Manangs archery featival, only hours after the main earthquake. Annapurna, Nepal

   In those words a strange balance between excitement and concern tipped swiftly to the latter. A celebrated launch into wilderness is now wrapped in severity; isolation engenders two very different emotions on the shake of a mountains whim. We’re just two days from the highest pass in the world where a huge number of people died last October, there’s no communication and we’re five days solid walk from anywhere. On this sobering flip of perspective we oddly seek normality in pastry only to be taken from the comfort of normality and placed into repetition. It’s a cinnamon roll this time but the air sucks all the same.
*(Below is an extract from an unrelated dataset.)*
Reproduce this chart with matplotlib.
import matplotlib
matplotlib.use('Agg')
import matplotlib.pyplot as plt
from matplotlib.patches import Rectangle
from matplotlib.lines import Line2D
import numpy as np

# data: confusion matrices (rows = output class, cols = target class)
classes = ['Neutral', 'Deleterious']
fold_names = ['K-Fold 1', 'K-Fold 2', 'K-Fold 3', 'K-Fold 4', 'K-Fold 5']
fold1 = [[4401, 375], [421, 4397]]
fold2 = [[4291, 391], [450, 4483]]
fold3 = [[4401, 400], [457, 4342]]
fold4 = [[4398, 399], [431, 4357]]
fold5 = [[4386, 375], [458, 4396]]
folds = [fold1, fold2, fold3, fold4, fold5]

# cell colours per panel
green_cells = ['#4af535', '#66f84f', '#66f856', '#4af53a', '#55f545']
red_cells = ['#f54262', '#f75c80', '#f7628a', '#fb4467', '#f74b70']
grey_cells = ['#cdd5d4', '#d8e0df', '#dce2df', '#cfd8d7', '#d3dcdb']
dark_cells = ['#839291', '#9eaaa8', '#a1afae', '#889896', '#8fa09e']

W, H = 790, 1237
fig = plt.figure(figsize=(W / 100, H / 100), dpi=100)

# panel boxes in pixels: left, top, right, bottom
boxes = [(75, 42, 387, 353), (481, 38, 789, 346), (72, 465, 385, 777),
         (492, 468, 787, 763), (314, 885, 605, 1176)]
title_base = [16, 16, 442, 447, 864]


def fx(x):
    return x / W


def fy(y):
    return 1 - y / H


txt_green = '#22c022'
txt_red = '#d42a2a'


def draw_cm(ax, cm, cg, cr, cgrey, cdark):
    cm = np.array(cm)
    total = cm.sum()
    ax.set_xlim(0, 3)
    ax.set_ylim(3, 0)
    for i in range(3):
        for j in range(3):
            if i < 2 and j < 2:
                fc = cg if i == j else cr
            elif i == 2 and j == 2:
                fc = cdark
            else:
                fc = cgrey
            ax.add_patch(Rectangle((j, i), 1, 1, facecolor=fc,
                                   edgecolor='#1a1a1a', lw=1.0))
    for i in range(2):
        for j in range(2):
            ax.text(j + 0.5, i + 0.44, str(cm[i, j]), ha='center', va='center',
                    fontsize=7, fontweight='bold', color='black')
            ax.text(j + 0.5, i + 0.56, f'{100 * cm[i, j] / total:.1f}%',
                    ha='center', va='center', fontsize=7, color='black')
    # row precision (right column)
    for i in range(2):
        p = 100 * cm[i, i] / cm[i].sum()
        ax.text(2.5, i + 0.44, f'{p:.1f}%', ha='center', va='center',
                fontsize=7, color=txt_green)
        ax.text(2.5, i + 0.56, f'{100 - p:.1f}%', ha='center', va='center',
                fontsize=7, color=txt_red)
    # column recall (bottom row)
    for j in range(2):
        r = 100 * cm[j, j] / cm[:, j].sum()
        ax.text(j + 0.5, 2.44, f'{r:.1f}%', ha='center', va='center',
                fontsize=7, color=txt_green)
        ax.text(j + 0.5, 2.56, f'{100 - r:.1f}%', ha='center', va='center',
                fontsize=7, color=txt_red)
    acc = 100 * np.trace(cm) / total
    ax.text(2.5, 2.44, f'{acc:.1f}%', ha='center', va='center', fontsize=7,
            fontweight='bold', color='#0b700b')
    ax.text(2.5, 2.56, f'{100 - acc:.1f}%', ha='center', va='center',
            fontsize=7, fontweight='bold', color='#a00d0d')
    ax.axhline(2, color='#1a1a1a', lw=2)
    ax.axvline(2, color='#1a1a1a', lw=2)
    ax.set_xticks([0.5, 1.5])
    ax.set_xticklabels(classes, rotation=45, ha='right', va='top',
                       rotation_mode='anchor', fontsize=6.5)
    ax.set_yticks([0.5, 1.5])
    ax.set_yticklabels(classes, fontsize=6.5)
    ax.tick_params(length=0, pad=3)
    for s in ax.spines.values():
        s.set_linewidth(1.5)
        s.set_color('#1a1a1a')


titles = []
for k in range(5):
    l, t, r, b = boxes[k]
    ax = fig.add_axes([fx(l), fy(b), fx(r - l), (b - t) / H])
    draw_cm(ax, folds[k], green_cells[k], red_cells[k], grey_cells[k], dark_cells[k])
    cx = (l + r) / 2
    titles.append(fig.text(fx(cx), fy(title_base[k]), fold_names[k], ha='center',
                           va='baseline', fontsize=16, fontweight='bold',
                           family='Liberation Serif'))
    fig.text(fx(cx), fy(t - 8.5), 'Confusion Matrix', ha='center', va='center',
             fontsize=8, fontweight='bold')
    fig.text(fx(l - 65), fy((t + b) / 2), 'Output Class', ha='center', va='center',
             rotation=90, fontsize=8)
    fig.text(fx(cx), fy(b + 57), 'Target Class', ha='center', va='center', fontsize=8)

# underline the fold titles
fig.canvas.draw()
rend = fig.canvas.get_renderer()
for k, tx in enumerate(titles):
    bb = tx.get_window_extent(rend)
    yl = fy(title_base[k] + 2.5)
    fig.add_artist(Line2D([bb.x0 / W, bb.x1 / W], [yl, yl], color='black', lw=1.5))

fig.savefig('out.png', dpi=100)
No confusion, no thinking it’s an avalanche, another tremor grips us as we run from the bakery as if it was on fire.

 
We don’t quite understand what’s going on, the severity, the consequences but we know that something big has happened. Distraction is the key for us today, we content ourselves to watch on a few local guys shooting archery in the worlds most dramatic setting before settling down to watch a movie in the a tiny informal theatre in town, Seven Years in Tibet the fitting feature. The film centres around isolated and sheltered Tibet so cut off from the world, we usually exit a movie to return to our modern world but now we exit the escapist world of the movie into what feels like the scenes of the movie itself. The slow walk on the still intact flagstone path still sits alongside the small fields below the mountains but now the overriding thought is not crossing Thurong La, it’s getting out. In the story of Seven Years in Tibet Heinrich Harrer and Peter Aufschnaiter fought so hard to get into the isolated land, tomorrow begins our fight to get out.